During her time running Charlton, the club underwent eight managerial changes and was relegated to League One, the third tier of English football. The club were particularly unsuccessful in the transfer market during her tenure in the club. Underselling a whole host of talented English players, without sell on fees negotiated, and over paying for failed foreign players. Nick Pope broke into the first team during the 2015–16 season before being sold to Burnley for £1 million, and then becoming an England international within two years. Ademola Lookman was sold to Everton for a divisional record of £7.9 million during the 2016–17 season, having made a name for himself the previous season following a breakthrough from the club's academy. The sales were credited with Charlton announcing their first profit in thirteen years, after the two previous seasons having increased losses.

Meire left her Charlton Chief Executive role at the end of December 2017.

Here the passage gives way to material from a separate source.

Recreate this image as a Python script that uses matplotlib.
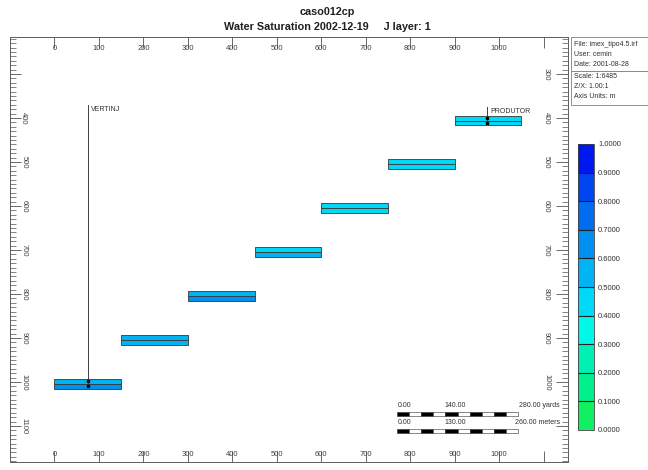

=== Sheffield Wednesday ===
On 1 January 2018, Meire was named Chief Executive of Sheffield Wednesday, with the club then in 16th position in the Championship. She has been described as a 'steady influence' at the club'. Meire has credited this to the fact she is "away from the forefront of the club compared to my previous club". On 11 February 2019, Meire and the club announced in a statement that she had vacated her role as chief executive officer. Meire praised the "fantastic support" of the club's fanbase, and told the club's website that she "felt a warm welcome from everyone at the club and the fans at games and around the city". In December 2019, Meire and chairman Dejphon Chansiri were charged by the EFL with misconduct relating to the sale of Hillsborough during her spell as CEO to Chansiri for £60m. The move enabled Wednesday to post a small operating profit and avoid possible penalties for exceeding FFP regulations. In March 2020 the EFL dropped the charges against the individuals, but the case against the football club is still ongoing.